— Begin INFORMATION SHOWN —

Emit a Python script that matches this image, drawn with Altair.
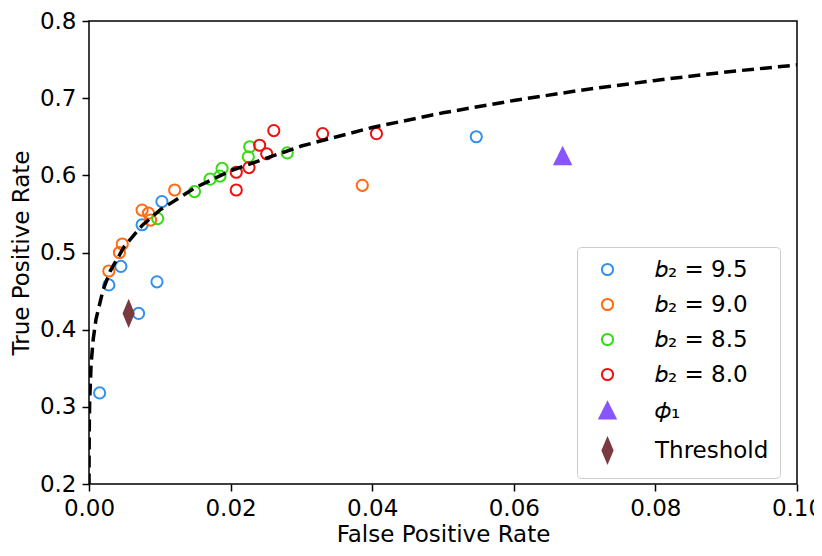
import altair as alt
import pandas as pd

# ---- data ----
series_names = ["𝑏₂ = 9.5", "𝑏₂ = 9.0", "𝑏₂ = 8.5", "𝑏₂ = 8.0", "𝜙₁", "Threshold"]

b95_x = [0.0015, 0.0028, 0.0045, 0.0070, 0.0075, 0.0096, 0.0103, 0.0547]
b95_y = [0.318, 0.458, 0.482, 0.421, 0.536, 0.462, 0.566, 0.650]

b90_x = [0.0028, 0.0043, 0.0047, 0.0075, 0.0084, 0.0087, 0.0121, 0.0386]
b90_y = [0.476, 0.500, 0.511, 0.555, 0.551, 0.542, 0.581, 0.587]

b85_x = [0.0097, 0.0149, 0.0171, 0.0185, 0.0188, 0.0225, 0.0227, 0.0280]
b85_y = [0.544, 0.579, 0.595, 0.599, 0.609, 0.624, 0.637, 0.629]

b80_x = [0.0208, 0.0208, 0.0226, 0.0241, 0.0251, 0.0261, 0.0330, 0.0406]
b80_y = [0.581, 0.604, 0.610, 0.639, 0.628, 0.658, 0.654, 0.654]

phi_x = [0.0669]
phi_y = [0.625]

thr_x = [0.0056]
thr_y = [0.421]

curve_x = [0.000003, 0.00001, 0.00005, 0.0001, 0.0003, 0.0006, 0.001, 0.002, 0.003,
           0.005, 0.0075, 0.01, 0.015, 0.02, 0.03, 0.04, 0.05, 0.06, 0.07, 0.08, 0.09, 0.10]
curve_y = [0.198, 0.231, 0.283, 0.309, 0.356, 0.388, 0.414, 0.452, 0.476,
           0.508, 0.535, 0.555, 0.584, 0.606, 0.638, 0.662, 0.681, 0.697, 0.711, 0.723, 0.734, 0.743]

x_ticks = [0.0, 0.02, 0.04, 0.06, 0.08, 0.10]
y_ticks = [0.2, 0.3, 0.4, 0.5, 0.6, 0.7, 0.8]

stroke_colors = ["#3290f0", "#ff6a13", "#33dd11", "#ee1111", "#8855ff", "#7b3a3e"]
fill_colors = ["transparent", "transparent", "transparent", "transparent", "#8855ff", "#7b3a3e"]
# marker outlines (unit = half of the circle diameter)
shapes = ["circle", "circle", "circle", "circle",
          "M0,-1.45L1.45,1.45L-1.45,1.45Z",
          "M0,-2.15L0.9,0L0,2.15L-0.9,0Z"]

# ---- tables ----
rows = []
for name, xs, ys in zip(series_names,
                        [b95_x, b90_x, b85_x, b80_x, phi_x, thr_x],
                        [b95_y, b90_y, b85_y, b80_y, phi_y, thr_y]):
    for xv, yv in zip(xs, ys):
        rows.append({"series": name, "fpr": xv, "tpr": yv})
points_df = pd.DataFrame(rows)
curve_df = pd.DataFrame({"fpr": curve_x, "tpr": curve_y})

x_scale = alt.Scale(domain=[0, 0.1], nice=False, zero=False)
y_scale = alt.Scale(domain=[0.2, 0.8], nice=False, zero=False)
x_axis = alt.Axis(title="False Positive Rate", values=x_ticks, format=".2f", titlePadding=3)
y_axis = alt.Axis(title="True Positive Rate", values=y_ticks, format=".1f", titlePadding=6)

legend = alt.Legend(
    title=None, orient="none", legendX=488, legendY=226,
    fillColor="white", strokeColor="#cccccc", cornerRadius=4, padding=11,
    labelFont="DejaVu Sans", labelFontSize=23, labelColor="black",
    labelOffset=36, symbolOffset=8, rowPadding=11, labelLimit=300,
    symbolSize=125, symbolStrokeWidth=2,
)

points = alt.Chart(points_df).mark_point(opacity=1, strokeWidth=2, filled=False, size=125).encode(
    x=alt.X("fpr:Q", scale=x_scale, axis=x_axis),
    y=alt.Y("tpr:Q", scale=y_scale, axis=y_axis),
    stroke=alt.Stroke("series:N", scale=alt.Scale(domain=series_names, range=stroke_colors), legend=legend),
    fill=alt.Fill("series:N", scale=alt.Scale(domain=series_names, range=fill_colors), legend=legend),
    shape=alt.Shape("series:N", scale=alt.Scale(domain=series_names, range=shapes), legend=legend),
)

line = alt.Chart(curve_df).mark_line(color="black", strokeWidth=3.5, strokeDash=[12, 6], clip=True).encode(
    x=alt.X("fpr:Q", scale=x_scale),
    y=alt.Y("tpr:Q", scale=y_scale),
)

chart = alt.layer(points, line).properties(
    width=708, height=463,
    padding={"left": 81, "top": 13, "right": 17, "bottom": 64},
    autosize=alt.AutoSizeParams(type="none"),
).configure_view(stroke="black", strokeWidth=1.5).configure_axis(
    grid=False, domain=False, tickColor="black", tickWidth=1.5, tickSize=7,
    labelFont="DejaVu Sans", labelFontSize=23, labelColor="black", labelPadding=6,
    labelFlush=False, labelOverlap=False,
    titleFont="DejaVu Sans", titleFontSize=23, titleFontWeight="normal", titleColor="black",
)

chart.save("out.html", embed_options={"renderer": "svg", "actions": False})
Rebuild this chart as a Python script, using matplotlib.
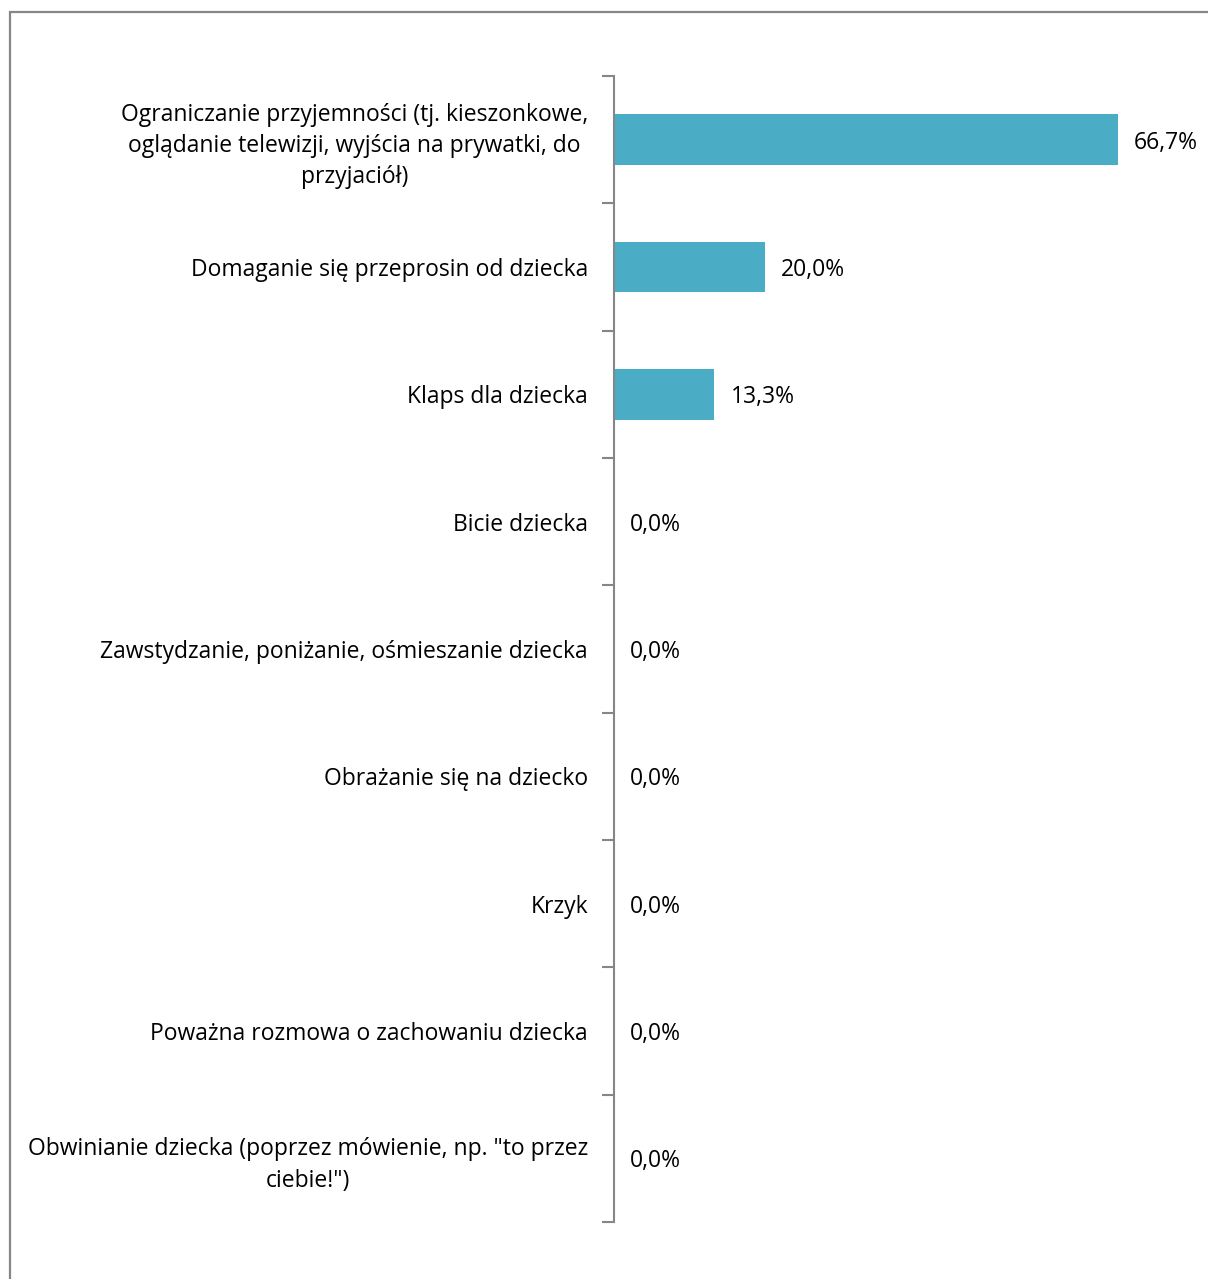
import matplotlib
matplotlib.use("Agg")
import matplotlib.pyplot as plt
from matplotlib.patches import Rectangle
import numpy as np

categories = [
    "Ograniczanie przyjemności (tj. kieszonkowe,\noglądanie telewizji, wyjścia na prywatki, do\nprzyjaciół)",
    "Domaganie się przeprosin od dziecka",
    "Klaps dla dziecka",
    "Bicie dziecka",
    "Zawstydzanie, poniżanie, ośmieszanie dziecka",
    "Obrażanie się na dziecko",
    "Krzyk",
    "Poważna rozmowa o zachowaniu dziecka",
    "Obwinianie dziecka (poprzez mówienie, np. \"to przez\nciebie!\")",
]
values = [66.7, 20.0, 13.3, 0.0, 0.0, 0.0, 0.0, 0.0, 0.0]
value_labels = ["66,7%", "20,0%", "13,3%", "0,0%", "0,0%", "0,0%", "0,0%", "0,0%", "0,0%"]

W, H = 1208, 1279
fig = plt.figure(figsize=(W / 100, H / 100), dpi=100)
plt.rcParams['font.family'] = ['Open Sans', 'DejaVu Sans']

gray = "#868686"
FS = 16.5
# outer chart frame (left and top visible; right/bottom beyond image)
fig.patches.append(Rectangle((10 / W, -0.1), 1.2, (H - 12) / H + 0.1, transform=fig.transFigure,
                             fill=False, edgecolor=gray, linewidth=1.6))

ax = fig.add_axes([614 / W, 57 / H, (W - 614) / W, (1222 - 76) / H])
y = np.arange(len(categories))
ax.barh(y, values, height=0.4, color="#4BACC6")
ax.set_ylim(len(categories) - 0.5, -0.5)
ax.set_xlim(0, (W - 614) / 7.556)

for s in ["top", "right", "bottom"]:
    ax.spines[s].set_visible(False)
ax.spines["left"].set_color(gray)
ax.spines["left"].set_linewidth(1.5)
ax.set_xticks([])

ax.set_yticks(y)
labels = ax.set_yticklabels(categories, fontsize=FS, color="black")
for t in labels:
    t.set_multialignment("center")
    t.set_linespacing(1.4)
ax.tick_params(axis="y", which="major", length=0, pad=18.8)
ax.set_yticks(np.arange(-0.5, len(categories)), minor=True)
ax.tick_params(axis="y", which="minor", length=9, width=1.5, color=gray, direction="out")

for yi, v, lab in zip(y, values, value_labels):
    ax.annotate(lab, (v, yi), xytext=(16, -3), textcoords="offset pixels",
                va="center", ha="left", fontsize=FS, color="black")

fig.savefig("out.png", dpi=100)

— End INFORMATION SHOWN —

WHAT YOU WILL DO -> Write out word for word the lines above that run from the one with "Rebuild this chart" to the one with "import numpy as np". Include both end lines; exclude the images.

FULL RESPONSE ->
Rebuild this chart as a Python script, using matplotlib.
import matplotlib
matplotlib.use("Agg")
import matplotlib.pyplot as plt
from matplotlib.patches import Rectangle
import numpy as np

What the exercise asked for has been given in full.